The Student News Site of Harvard-Westlake School

The Harvard-Westlake Chronicle

The Student News Site of Harvard-Westlake School

The Harvard-Westlake Chronicle

The Student News Site of Harvard-Westlake School

The Harvard-Westlake Chronicle

Prefect Council adjusts method of disclosing Honor Board case summaries

Prefect Council began posting anonymous Honor Board case summaries on the Hub on April 18.
The summaries, which will be placed on class pages under the label “Communiques,” are part of an effort to increase Honor Board transparency and allow the community to learn from each others’ mistakes, Head Prefect Cate Wolfen ’17 said.
The Prefect Council and administration have made similar efforts in the past to increase Honor Board transparency and make Honor Board case decisions available to students. Honor Board case reports were initially sent to students via email, and in an effort to create communication throughout the community Honor Board cases were discussed in “town hall” break-out groups beginning informally in 2012.
This system eventually changed due to poor attendance in 2014, when deans began reading anonymous Honor Board case summaries in class meetings.
The large venues of class meetings weren’t personal enough and lent themselves to inconsistencies in the details and interpretation of the cases, Wolfen said.
“The Hub statements are a version of the emails, they essentially say the same exact thing as would be emailed to the student body with name changes, gender changes,” Wolfen said. “But this way they are password protected.
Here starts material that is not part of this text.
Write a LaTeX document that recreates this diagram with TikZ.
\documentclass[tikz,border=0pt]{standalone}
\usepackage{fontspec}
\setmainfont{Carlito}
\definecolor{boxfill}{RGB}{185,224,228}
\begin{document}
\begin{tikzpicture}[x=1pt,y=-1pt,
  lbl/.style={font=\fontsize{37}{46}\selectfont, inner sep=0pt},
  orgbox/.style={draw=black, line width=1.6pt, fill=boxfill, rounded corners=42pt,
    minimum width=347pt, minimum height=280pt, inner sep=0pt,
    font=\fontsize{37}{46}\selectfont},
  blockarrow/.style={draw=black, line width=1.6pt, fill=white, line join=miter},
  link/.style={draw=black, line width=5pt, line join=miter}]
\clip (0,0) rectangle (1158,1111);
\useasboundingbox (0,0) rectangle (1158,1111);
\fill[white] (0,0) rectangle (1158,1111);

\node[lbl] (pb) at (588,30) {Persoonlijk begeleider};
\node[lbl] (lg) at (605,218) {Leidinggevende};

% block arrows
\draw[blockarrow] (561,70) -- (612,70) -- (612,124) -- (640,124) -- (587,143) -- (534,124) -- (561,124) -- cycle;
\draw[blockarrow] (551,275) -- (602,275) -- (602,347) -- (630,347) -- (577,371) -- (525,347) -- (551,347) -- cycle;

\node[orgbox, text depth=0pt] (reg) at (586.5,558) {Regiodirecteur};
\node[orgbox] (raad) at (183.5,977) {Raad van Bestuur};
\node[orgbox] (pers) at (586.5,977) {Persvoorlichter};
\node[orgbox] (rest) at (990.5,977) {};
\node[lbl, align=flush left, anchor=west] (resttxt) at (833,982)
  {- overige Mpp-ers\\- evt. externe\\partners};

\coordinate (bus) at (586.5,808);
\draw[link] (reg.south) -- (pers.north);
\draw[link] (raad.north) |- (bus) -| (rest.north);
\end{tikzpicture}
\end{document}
Since they are on the hub, only members of the Harvard-Westlake community can see them.”
The Prefect Council intends to anonymously release a summary for every Honor Board case on the Hub, Chaplain James Young said.
“I think that the practice of communicating what has taken place anonymously is a good practice,” President Rick Commons said. “There are going to be times in the arch of the school’s history, near-term history, where privacy concerns lead us to make an exception to that practice. So I would prefer to call it a practice rather than a policy.”
Some students feel this new system of disclosing case summaries serves as unnecessary punishment.
“You get punished for what you did but then there [is] the lasting punishment of what people are saying about it,” Colin Shannon ’17 said.
According to a Chronicle poll of 385 students, 60 percent said the Hub is an effective way to communicate Honor Board case summaries.
Some students fear this won’t bring much change.
“I think it could be affective, but the first post used incredibly vague language, to the point where I don’t believe a student could read it and learn a lesson for how to act responsibly themselves,” Jack Hogan ’17 responded to the poll.
The Prefect Council has had the opportunity to grow and learn from sitting on Honor Board cases, Wolfen said, and they want to find the most efficient way for the entire community to have this opportunity.
“What we have now is an improvement,” Head Prefect-elect Wilder Short ’18 said. “We will keep trying next year to find an efficient way to keep this transparency between the [Prefect] Council and the student body.”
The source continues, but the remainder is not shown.